By the end of the week, Rebecca was exhausted, both physically and mentally. She had been pushing herself hard, determined to maintain her composure and professionalism, even as the tension between her and Lillian simmered just beneath the surface.

The final surgery of the week had gone well, and as Rebecca scrubbed out, she glanced at Lillian, who was cleaning and packing up the surgical tools. The younger woman had performed flawlessly throughout the week, never once letting her guard down, never once slipping.

It was impressive.

But it also made Rebecca feel as though she was constantly on edge, always waiting for something to crack—whether it was Lillian’s composure or her own.

As she walked back to her office, Rebecca felt a strange sense of frustration. It wasn’t just the professional challenges of mentoring Lillian; it was the personal pull, the fact that Lillian had gotten under her skin in a way no one else had. And despiteher best efforts to keep things strictly professional, Rebecca couldn’t deny that the lines were starting to blur.

She sat down at her desk and stared at the reports in front of her, but her mind wasn’t on the work. It was on Lillian, on the way she had walked out of that hotel room without looking back, on the way she moved through the hospital now with the same cool confidence.

Rebecca exhaled sharply, leaning back in her chair. This wasn’t how things were supposed to go. She was supposed to be in control, always. But with Lillian, control was starting to feel like a fragile thing, slipping away faster than she could catch it.

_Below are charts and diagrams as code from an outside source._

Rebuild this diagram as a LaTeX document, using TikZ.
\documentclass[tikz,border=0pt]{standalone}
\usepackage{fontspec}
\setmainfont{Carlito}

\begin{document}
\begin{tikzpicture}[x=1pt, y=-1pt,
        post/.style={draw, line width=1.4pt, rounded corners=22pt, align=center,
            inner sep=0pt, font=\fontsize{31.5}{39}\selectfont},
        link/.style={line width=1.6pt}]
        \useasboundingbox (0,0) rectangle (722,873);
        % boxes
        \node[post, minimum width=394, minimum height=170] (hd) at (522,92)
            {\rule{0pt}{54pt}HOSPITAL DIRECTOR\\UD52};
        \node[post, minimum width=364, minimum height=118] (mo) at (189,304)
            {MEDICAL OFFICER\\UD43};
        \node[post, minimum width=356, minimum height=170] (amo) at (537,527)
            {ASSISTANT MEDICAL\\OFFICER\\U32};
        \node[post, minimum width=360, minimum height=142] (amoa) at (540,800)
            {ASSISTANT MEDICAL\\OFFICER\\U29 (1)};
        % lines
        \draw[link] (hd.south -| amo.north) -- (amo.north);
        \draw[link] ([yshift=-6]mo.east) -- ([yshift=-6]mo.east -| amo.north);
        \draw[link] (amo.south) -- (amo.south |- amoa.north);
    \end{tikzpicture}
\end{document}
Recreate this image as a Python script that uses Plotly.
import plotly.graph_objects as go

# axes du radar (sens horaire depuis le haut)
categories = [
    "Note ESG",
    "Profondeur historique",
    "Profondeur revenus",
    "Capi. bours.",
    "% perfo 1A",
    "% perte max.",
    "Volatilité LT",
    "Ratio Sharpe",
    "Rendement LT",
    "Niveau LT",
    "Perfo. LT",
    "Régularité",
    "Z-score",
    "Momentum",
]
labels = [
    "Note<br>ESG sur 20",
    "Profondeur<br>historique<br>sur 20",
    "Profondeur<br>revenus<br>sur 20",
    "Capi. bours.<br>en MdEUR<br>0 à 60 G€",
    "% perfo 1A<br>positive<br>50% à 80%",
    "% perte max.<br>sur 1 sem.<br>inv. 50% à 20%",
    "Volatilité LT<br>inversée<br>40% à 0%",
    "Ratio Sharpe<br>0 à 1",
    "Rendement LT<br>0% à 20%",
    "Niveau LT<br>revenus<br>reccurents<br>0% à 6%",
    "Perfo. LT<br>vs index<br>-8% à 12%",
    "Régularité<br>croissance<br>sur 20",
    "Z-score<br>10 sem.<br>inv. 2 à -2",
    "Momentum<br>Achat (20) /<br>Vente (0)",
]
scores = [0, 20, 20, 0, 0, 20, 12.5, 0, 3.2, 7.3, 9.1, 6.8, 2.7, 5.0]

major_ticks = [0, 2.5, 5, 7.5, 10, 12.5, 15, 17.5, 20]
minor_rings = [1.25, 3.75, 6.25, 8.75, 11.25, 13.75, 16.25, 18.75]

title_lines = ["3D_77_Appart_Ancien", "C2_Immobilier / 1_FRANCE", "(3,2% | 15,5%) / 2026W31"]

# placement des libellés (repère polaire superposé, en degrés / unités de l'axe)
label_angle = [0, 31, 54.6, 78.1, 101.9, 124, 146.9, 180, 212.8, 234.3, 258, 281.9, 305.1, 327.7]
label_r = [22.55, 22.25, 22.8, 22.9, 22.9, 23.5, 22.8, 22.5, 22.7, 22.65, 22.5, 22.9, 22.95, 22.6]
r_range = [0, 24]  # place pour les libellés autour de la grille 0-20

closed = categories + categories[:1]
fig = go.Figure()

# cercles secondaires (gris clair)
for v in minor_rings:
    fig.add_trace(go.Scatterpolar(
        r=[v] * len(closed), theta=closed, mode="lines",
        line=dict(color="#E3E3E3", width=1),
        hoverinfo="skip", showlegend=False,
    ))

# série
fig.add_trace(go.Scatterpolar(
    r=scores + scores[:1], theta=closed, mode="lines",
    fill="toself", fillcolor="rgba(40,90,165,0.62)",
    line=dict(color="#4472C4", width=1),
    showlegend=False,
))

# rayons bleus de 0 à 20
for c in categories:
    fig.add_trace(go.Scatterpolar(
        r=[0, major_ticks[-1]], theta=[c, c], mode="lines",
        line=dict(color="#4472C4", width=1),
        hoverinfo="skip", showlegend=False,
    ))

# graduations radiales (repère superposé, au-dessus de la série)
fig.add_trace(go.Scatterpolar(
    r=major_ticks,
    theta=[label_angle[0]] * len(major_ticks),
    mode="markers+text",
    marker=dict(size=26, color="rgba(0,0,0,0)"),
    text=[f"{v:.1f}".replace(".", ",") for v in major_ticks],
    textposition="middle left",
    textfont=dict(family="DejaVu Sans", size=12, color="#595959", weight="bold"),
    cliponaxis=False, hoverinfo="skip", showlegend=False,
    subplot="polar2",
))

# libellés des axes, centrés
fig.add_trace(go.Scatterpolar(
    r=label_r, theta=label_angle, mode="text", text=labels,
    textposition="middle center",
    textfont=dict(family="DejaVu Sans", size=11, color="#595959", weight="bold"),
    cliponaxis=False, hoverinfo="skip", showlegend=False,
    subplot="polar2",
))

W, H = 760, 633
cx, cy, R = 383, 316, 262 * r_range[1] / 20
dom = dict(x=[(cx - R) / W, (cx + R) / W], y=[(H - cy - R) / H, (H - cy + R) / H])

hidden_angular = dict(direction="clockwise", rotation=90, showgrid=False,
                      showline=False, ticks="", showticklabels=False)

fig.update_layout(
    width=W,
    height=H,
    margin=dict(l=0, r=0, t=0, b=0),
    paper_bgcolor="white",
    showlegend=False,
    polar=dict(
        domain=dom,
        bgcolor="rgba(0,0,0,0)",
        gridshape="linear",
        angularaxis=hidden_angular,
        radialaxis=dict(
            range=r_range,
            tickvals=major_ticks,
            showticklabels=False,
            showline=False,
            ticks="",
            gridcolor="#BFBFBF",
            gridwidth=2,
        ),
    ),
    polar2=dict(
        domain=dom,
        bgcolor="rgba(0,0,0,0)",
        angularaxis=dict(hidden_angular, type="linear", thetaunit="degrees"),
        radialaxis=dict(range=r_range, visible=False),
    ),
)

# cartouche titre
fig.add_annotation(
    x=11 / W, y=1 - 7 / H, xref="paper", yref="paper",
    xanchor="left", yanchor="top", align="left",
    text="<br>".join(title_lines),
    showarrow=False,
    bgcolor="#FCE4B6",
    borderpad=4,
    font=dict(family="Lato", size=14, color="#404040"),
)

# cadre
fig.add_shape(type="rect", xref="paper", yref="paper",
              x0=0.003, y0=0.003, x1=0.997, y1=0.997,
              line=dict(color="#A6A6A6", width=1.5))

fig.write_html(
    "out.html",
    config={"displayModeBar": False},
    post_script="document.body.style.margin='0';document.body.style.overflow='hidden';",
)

And that, more than anything else, terrified her.

5

LILLIAN

Lillian sat in the break room, nursing a cup of stale coffee. The hospital was quieter at this hour, the usual buzz of activity muted as the evening shift took over. Her fingers tapped absently against the side of her mug as her mind drifted back to the week she had just survived. Her first full week as an intern had been brutal—long hours, demanding surgeries, and the ever-present weight of expectations hanging over her like a storm cloud. But none of that compared to the tension simmering beneath the surface every time she was around Dr. Lang.